Each entry must be given again exactly; images do not belong in the copy.

━━━━━━

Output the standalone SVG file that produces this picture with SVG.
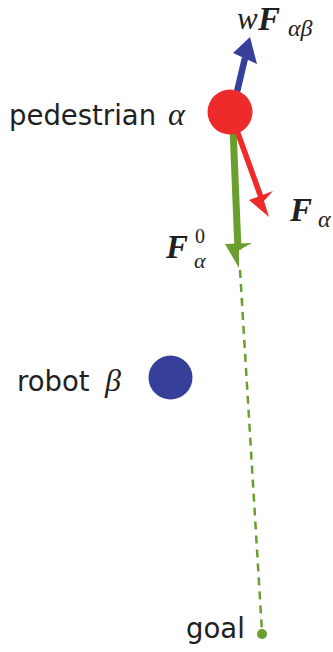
<svg xmlns="http://www.w3.org/2000/svg" width="333" height="652" viewBox="0 0 333 652">
<style>
.lbl{font-family:"DejaVu Sans",sans-serif;font-size:27.5px;fill:#231f20}
.m{font-family:"Liberation Serif",serif;font-style:italic;fill:#231f20}
.b{font-weight:bold;font-size:33px}
.s{font-size:24px}
</style>
<rect width="333" height="652" fill="#fff"/>
<g id="connectors">
<line x1="240" y1="270" x2="262" y2="632" stroke="#6a9e2e" stroke-width="2.5" stroke-dasharray="8,6"/>
<line x1="236" y1="96" x2="245" y2="58" stroke="#36409a" stroke-width="6.5"/>
<polygon points="250,37 233,53 257,64" fill="#36409a"/>
<line x1="233" y1="128" x2="238" y2="250" stroke="#6a9e2e" stroke-width="7"/>
<polygon points="239,268 225,244 252,243 239,250" fill="#6a9e2e"/>
<line x1="236" y1="128" x2="262" y2="200" stroke="#ee2b2b" stroke-width="5.5"/>
<polygon points="269,217 249,200 273,191 264,201" fill="#ee2b2b"/>
</g>
<g id="pedestrian">
<circle cx="230" cy="112" r="22.5" fill="#ee2b2b"/>
<text class="lbl" x="9" y="125">pedestrian</text>
<text class="m" x="168" y="125" font-size="32">α</text>
</g>
<g id="robot">
<circle cx="170.5" cy="377.5" r="22" fill="#36409a"/>
<text class="lbl" x="17" y="391">robot</text>
<text class="m" x="105" y="391" font-size="32">β</text>
</g>
<g id="goal">
<circle cx="262" cy="634" r="5" fill="#6a9e2e"/>
<text class="lbl" x="186" y="638">goal</text>
</g>
<g id="labels">
<text class="m" x="237" y="29" font-size="31">w</text>
<text class="m b" x="258" y="29.5">F</text>
<text class="m s" x="288" y="36">αβ</text>
<text class="m b" x="290" y="221">F</text>
<text class="m s" x="318" y="227">α</text>
<text class="m b" x="166" y="258">F</text>
<text x="195" y="243" font-size="20" font-family="Liberation Serif,serif" fill="#231f20">0</text>
<text class="m" x="194" y="268" font-size="22">α</text>
</g>
</svg>
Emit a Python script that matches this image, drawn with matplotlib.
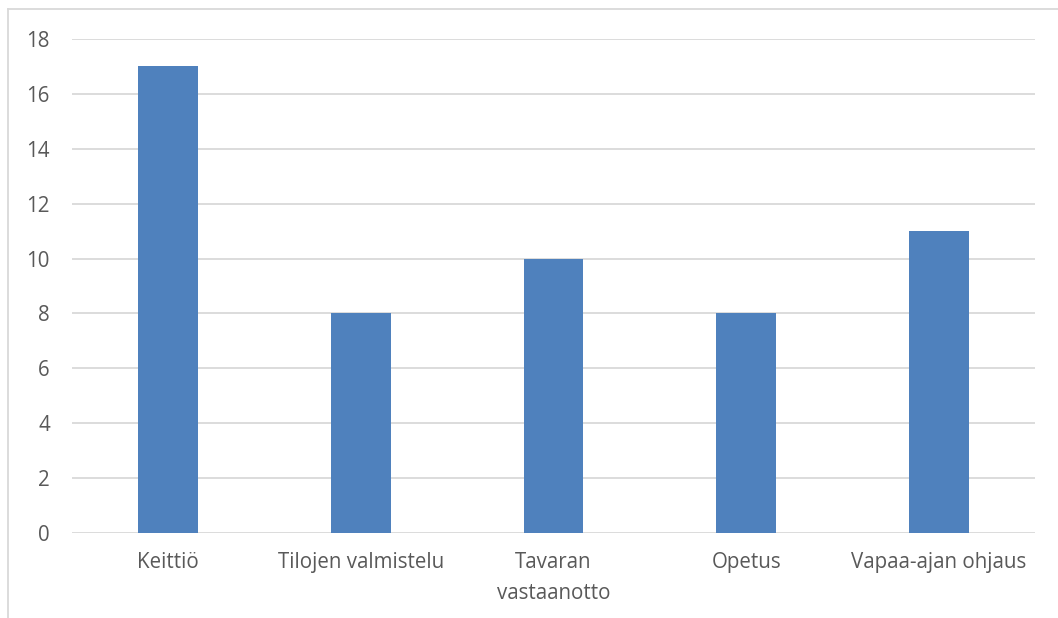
import numpy as np
import matplotlib.pyplot as plt
from matplotlib.lines import Line2D

plt.rcParams['font.family'] = ['Open Sans', 'DejaVu Sans']

categories = ['Keittiö', 'Tilojen valmistelu', 'Tavaran\nvastaanotto', 'Opetus', 'Vapaa-ajan ohjaus']
values = [17, 8, 10, 8, 11]

W, H = 1058, 618
fig = plt.figure(figsize=(W / 100, H / 100), dpi=100)
ax = fig.add_axes([72 / W, (H - 533) / H, (1035 - 72) / W, (533 - 39) / H])

x_pos = np.arange(len(categories))
ax.bar(x_pos, values, width=0.31, color='#4F81BD', zorder=3)

ax.set_xlim(-0.5, len(categories) - 0.5)
ax.set_ylim(0, 18)
ax.set_yticks(np.arange(0, 19, 2))
ax.set_xticks(x_pos)
ax.set_xticklabels(categories, linespacing=1.6)
ax.tick_params(axis='both', length=0, labelsize=14.8, colors='#595959')
ax.tick_params(axis='x', pad=14)
ax.tick_params(axis='y', pad=16)

ax.grid(axis='y', color='#D9D9D9', linewidth=1.3, zorder=0)
for s in ax.spines.values():
    s.set_visible(False)

# chart area border (only top and left visible in the crop)
fig.add_artist(Line2D([8 / W, 8 / W], [0, 1 - 9 / H], color='#D9D9D9', lw=1.3))
fig.add_artist(Line2D([8 / W, 1], [1 - 9 / H, 1 - 9 / H], color='#D9D9D9', lw=1.3))

plt.savefig('out.png')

━━━━━━

(Answer to this problem)
Output the standalone SVG file that produces this picture with SVG.
<svg xmlns="http://www.w3.org/2000/svg" width="333" height="652" viewBox="0 0 333 652">
<style>
.lbl{font-family:"DejaVu Sans",sans-serif;font-size:27.5px;fill:#231f20}
.m{font-family:"Liberation Serif",serif;font-style:italic;fill:#231f20}
.b{font-weight:bold;font-size:33px}
.s{font-size:24px}
</style>
<rect width="333" height="652" fill="#fff"/>
<g id="connectors">
<line x1="240" y1="270" x2="262" y2="632" stroke="#6a9e2e" stroke-width="2.5" stroke-dasharray="8,6"/>
<line x1="236" y1="96" x2="245" y2="58" stroke="#36409a" stroke-width="6.5"/>
<polygon points="250,37 233,53 257,64" fill="#36409a"/>
<line x1="233" y1="128" x2="238" y2="250" stroke="#6a9e2e" stroke-width="7"/>
<polygon points="239,268 225,244 252,243 239,250" fill="#6a9e2e"/>
<line x1="236" y1="128" x2="262" y2="200" stroke="#ee2b2b" stroke-width="5.5"/>
<polygon points="269,217 249,200 273,191 264,201" fill="#ee2b2b"/>
</g>
<g id="pedestrian">
<circle cx="230" cy="112" r="22.5" fill="#ee2b2b"/>
<text class="lbl" x="9" y="125">pedestrian</text>
<text class="m" x="168" y="125" font-size="32">α</text>
</g>
<g id="robot">
<circle cx="170.5" cy="377.5" r="22" fill="#36409a"/>
<text class="lbl" x="17" y="391">robot</text>
<text class="m" x="105" y="391" font-size="32">β</text>
</g>
<g id="goal">
<circle cx="262" cy="634" r="5" fill="#6a9e2e"/>
<text class="lbl" x="186" y="638">goal</text>
</g>
<g id="labels">
<text class="m" x="237" y="29" font-size="31">w</text>
<text class="m b" x="258" y="29.5">F</text>
<text class="m s" x="288" y="36">αβ</text>
<text class="m b" x="290" y="221">F</text>
<text class="m s" x="318" y="227">α</text>
<text class="m b" x="166" y="258">F</text>
<text x="195" y="243" font-size="20" font-family="Liberation Serif,serif" fill="#231f20">0</text>
<text class="m" x="194" y="268" font-size="22">α</text>
</g>
</svg>
Emit a Python script that matches this image, drawn with matplotlib.
import numpy as np
import matplotlib.pyplot as plt
from matplotlib.lines import Line2D

plt.rcParams['font.family'] = ['Open Sans', 'DejaVu Sans']

categories = ['Keittiö', 'Tilojen valmistelu', 'Tavaran\nvastaanotto', 'Opetus', 'Vapaa-ajan ohjaus']
values = [17, 8, 10, 8, 11]

W, H = 1058, 618
fig = plt.figure(figsize=(W / 100, H / 100), dpi=100)
ax = fig.add_axes([72 / W, (H - 533) / H, (1035 - 72) / W, (533 - 39) / H])

x_pos = np.arange(len(categories))
ax.bar(x_pos, values, width=0.31, color='#4F81BD', zorder=3)

ax.set_xlim(-0.5, len(categories) - 0.5)
ax.set_ylim(0, 18)
ax.set_yticks(np.arange(0, 19, 2))
ax.set_xticks(x_pos)
ax.set_xticklabels(categories, linespacing=1.6)
ax.tick_params(axis='both', length=0, labelsize=14.8, colors='#595959')
ax.tick_params(axis='x', pad=14)
ax.tick_params(axis='y', pad=16)

ax.grid(axis='y', color='#D9D9D9', linewidth=1.3, zorder=0)
for s in ax.spines.values():
    s.set_visible(False)

# chart area border (only top and left visible in the crop)
fig.add_artist(Line2D([8 / W, 8 / W], [0, 1 - 9 / H], color='#D9D9D9', lw=1.3))
fig.add_artist(Line2D([8 / W, 1], [1 - 9 / H, 1 - 9 / H], color='#D9D9D9', lw=1.3))

plt.savefig('out.png')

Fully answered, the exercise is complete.